**Data listing:**
====
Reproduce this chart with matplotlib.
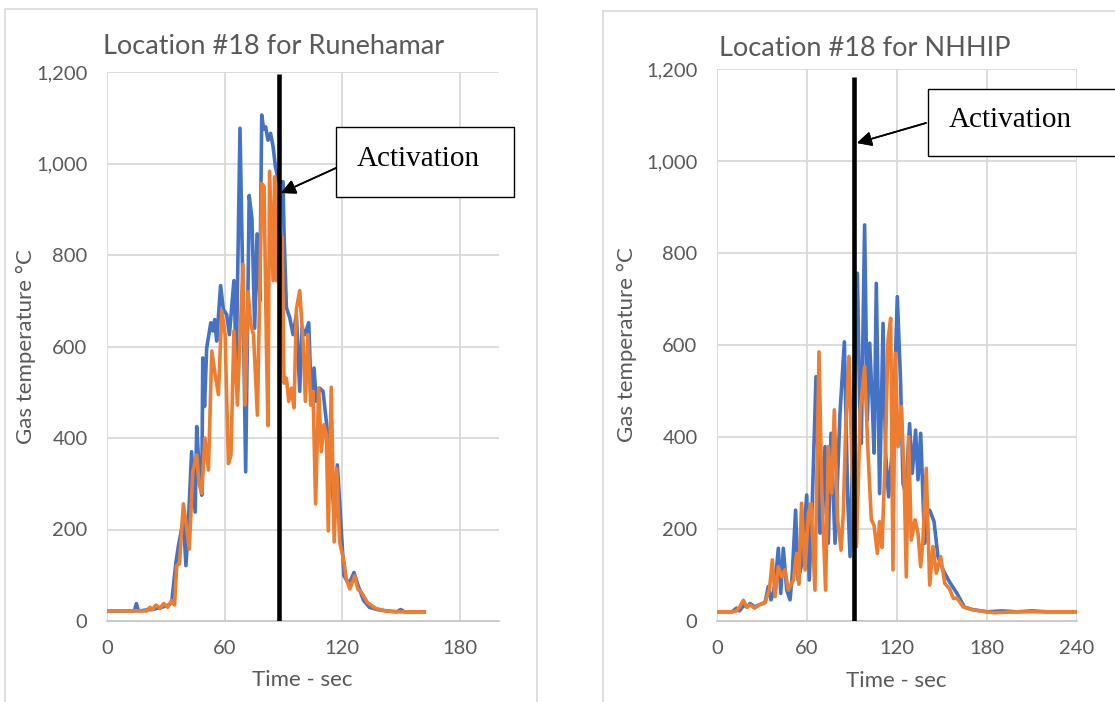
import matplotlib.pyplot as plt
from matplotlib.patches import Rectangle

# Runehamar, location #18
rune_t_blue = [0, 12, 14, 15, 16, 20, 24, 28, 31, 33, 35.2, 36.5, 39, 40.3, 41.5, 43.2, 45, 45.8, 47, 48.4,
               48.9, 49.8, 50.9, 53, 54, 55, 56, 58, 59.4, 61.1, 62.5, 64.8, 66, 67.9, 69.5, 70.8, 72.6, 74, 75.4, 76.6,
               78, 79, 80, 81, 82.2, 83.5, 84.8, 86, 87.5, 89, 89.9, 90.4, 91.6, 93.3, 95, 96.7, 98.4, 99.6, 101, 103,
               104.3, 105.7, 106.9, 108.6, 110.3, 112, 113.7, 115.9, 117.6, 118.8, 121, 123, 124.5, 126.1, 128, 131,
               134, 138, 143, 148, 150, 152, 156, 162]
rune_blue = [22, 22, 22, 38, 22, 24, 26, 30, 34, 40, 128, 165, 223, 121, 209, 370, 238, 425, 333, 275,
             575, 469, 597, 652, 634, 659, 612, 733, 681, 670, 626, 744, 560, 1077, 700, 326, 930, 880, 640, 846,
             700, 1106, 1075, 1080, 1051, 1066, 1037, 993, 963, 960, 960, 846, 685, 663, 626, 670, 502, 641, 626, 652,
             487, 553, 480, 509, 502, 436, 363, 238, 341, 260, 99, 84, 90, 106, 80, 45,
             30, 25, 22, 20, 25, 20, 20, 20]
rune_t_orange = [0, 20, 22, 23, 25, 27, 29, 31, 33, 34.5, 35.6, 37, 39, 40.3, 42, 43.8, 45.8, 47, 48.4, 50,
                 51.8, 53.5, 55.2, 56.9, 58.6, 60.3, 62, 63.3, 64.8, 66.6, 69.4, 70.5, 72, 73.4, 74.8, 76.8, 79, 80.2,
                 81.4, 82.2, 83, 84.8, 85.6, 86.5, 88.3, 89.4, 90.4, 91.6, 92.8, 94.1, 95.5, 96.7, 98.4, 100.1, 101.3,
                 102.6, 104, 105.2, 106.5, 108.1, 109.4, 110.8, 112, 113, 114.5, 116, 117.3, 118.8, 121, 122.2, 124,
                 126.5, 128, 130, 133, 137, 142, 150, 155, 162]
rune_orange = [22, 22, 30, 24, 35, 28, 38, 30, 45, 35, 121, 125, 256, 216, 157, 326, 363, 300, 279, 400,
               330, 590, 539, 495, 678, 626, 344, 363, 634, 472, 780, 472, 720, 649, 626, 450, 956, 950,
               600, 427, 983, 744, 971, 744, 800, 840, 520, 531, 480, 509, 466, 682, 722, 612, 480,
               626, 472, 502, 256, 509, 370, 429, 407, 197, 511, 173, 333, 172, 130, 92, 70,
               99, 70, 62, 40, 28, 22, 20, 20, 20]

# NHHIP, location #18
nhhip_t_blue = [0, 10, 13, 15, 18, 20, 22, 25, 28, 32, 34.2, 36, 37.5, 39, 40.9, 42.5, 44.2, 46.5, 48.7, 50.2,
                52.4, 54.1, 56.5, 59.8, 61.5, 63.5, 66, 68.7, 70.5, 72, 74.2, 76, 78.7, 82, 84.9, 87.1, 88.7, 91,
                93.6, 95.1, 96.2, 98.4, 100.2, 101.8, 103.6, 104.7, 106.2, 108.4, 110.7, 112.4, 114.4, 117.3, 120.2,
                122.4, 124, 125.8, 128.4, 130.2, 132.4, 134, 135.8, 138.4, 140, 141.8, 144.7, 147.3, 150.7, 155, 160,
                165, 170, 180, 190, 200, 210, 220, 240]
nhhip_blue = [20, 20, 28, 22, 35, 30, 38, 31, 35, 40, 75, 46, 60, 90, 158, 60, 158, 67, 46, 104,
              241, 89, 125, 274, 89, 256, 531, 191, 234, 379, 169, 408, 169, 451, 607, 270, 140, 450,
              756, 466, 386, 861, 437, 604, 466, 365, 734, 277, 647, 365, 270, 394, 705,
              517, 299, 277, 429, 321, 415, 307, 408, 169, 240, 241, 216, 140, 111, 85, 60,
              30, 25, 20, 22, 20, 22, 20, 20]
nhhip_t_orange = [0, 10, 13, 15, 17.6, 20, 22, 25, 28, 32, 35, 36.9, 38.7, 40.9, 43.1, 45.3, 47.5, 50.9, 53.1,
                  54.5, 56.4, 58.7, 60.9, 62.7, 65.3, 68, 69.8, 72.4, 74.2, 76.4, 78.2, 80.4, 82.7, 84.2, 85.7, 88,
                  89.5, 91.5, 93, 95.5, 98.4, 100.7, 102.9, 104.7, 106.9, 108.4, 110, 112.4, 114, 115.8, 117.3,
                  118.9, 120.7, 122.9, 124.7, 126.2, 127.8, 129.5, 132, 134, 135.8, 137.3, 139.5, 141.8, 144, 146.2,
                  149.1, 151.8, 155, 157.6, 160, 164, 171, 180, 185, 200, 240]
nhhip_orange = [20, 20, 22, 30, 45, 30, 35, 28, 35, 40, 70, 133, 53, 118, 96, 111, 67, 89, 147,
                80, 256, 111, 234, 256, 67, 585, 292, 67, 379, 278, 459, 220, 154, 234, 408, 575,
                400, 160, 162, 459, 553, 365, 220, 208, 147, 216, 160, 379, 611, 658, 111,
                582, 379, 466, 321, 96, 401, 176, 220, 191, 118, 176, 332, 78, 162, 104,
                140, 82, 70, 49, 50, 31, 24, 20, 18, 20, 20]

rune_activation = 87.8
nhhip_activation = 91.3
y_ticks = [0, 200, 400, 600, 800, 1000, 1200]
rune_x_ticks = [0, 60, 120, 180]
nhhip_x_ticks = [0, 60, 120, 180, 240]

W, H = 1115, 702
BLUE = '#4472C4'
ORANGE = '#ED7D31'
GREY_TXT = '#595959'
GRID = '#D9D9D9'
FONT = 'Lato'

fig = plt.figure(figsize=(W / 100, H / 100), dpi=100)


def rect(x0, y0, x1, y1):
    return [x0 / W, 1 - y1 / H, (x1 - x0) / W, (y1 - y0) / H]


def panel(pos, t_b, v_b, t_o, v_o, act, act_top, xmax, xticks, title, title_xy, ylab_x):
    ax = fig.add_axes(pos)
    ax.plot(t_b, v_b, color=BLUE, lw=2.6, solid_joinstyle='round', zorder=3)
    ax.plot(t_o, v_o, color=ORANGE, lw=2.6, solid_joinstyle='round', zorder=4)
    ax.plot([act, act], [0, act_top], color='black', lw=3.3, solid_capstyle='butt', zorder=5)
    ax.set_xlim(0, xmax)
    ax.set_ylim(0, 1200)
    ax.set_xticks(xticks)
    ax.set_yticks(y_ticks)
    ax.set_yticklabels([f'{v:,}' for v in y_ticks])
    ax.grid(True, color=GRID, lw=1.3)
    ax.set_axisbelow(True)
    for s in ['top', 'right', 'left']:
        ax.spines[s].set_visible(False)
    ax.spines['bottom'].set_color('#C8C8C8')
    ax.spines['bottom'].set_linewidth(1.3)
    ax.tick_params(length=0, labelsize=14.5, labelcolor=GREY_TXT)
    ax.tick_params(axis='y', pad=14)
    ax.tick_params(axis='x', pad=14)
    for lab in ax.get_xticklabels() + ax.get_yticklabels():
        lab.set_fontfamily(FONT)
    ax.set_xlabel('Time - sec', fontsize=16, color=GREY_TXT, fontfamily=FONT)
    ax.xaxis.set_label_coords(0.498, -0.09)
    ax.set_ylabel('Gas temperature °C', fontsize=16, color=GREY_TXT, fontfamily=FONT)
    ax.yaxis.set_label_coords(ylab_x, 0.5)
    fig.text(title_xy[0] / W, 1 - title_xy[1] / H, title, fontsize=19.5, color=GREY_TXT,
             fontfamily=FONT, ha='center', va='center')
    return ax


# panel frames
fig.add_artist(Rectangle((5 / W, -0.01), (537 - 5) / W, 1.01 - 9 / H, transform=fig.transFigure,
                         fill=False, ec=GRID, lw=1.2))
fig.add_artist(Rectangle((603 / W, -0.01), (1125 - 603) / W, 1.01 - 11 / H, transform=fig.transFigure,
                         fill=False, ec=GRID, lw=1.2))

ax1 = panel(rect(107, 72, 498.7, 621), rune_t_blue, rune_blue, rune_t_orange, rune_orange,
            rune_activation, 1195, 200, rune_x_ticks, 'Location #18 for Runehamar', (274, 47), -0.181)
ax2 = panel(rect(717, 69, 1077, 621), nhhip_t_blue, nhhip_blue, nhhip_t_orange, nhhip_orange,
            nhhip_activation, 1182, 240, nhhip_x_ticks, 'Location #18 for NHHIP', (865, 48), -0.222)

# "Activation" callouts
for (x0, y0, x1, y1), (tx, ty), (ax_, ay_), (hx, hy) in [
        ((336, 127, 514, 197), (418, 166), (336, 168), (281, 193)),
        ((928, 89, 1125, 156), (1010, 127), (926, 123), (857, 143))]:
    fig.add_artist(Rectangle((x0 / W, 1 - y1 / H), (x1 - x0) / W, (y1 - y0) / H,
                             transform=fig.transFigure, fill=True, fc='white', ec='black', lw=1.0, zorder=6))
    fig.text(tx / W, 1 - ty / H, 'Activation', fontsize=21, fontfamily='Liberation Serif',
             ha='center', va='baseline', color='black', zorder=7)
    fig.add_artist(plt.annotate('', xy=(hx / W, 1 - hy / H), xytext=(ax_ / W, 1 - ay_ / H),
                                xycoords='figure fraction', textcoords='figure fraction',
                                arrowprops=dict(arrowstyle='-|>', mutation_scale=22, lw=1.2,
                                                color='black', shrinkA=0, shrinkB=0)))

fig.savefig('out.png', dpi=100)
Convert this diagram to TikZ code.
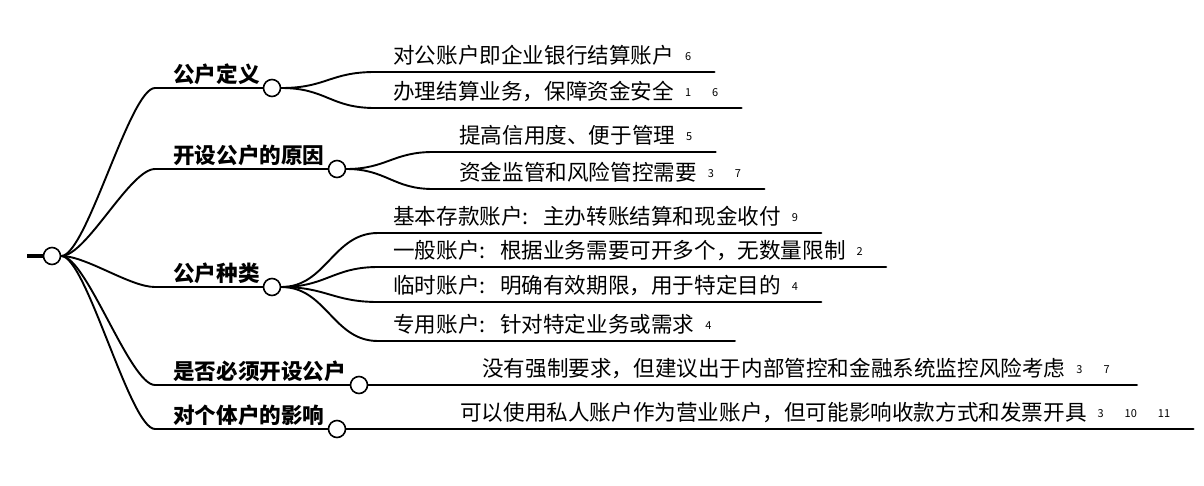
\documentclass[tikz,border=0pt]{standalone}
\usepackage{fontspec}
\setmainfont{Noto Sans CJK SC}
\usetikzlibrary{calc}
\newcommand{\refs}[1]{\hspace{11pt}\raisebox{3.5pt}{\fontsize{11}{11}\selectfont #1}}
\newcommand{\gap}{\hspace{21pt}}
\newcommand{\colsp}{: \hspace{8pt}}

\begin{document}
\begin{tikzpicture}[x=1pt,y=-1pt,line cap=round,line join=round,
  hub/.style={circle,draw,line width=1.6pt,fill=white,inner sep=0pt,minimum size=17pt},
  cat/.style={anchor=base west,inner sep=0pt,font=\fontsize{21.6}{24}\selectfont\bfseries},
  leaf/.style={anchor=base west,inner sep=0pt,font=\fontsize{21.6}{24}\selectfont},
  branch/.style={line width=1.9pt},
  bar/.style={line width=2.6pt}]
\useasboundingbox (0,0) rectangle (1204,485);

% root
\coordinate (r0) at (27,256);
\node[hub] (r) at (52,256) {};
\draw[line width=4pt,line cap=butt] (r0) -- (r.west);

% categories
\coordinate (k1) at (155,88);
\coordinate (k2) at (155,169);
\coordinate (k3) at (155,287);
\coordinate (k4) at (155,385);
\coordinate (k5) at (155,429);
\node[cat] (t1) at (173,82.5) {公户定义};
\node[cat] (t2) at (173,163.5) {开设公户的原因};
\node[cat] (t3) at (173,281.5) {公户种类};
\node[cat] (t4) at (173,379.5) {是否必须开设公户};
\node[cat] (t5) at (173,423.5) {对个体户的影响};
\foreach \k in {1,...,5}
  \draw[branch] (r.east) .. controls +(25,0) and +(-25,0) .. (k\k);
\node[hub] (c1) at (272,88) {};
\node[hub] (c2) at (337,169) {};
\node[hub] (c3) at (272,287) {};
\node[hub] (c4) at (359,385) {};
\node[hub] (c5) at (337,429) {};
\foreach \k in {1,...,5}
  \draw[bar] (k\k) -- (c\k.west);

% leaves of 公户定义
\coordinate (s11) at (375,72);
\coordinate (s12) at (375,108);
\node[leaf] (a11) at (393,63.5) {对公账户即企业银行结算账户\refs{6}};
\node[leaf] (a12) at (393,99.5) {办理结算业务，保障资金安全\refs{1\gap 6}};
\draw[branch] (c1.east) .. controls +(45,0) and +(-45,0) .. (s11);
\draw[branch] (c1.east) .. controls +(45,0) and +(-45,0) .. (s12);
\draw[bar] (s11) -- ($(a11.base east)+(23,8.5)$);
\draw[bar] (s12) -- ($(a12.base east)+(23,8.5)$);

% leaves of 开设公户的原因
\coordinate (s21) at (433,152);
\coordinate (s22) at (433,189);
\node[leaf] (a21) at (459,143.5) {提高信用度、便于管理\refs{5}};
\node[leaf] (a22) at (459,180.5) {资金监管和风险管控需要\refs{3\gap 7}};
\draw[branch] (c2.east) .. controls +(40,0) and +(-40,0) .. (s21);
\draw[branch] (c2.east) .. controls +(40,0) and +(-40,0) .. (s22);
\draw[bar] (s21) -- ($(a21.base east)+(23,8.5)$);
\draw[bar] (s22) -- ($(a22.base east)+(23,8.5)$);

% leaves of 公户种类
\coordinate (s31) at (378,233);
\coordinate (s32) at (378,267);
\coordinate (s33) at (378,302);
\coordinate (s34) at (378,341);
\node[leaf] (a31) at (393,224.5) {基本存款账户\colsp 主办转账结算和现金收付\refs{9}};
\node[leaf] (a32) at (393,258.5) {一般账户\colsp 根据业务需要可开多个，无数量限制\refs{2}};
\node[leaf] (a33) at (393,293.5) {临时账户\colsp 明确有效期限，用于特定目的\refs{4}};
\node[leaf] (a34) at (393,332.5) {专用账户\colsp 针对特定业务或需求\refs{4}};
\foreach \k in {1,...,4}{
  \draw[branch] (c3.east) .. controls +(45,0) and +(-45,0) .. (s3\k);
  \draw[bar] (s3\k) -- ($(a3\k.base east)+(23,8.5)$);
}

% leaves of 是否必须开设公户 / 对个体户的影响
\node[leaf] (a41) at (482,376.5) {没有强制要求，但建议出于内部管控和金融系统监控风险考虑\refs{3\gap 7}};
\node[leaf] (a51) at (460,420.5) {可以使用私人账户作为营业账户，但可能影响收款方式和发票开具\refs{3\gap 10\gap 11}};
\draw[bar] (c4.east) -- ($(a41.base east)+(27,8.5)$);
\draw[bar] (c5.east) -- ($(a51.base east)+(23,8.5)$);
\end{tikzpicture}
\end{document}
====
**Short exercise:** Repeat, word for word and with no pictures, only the lines running from the beginning of the data to the line that contains "from matplotlib.patches import Rectangle".

**Task answer:**
Reproduce this chart with matplotlib.
import matplotlib.pyplot as plt
from matplotlib.patches import Rectangle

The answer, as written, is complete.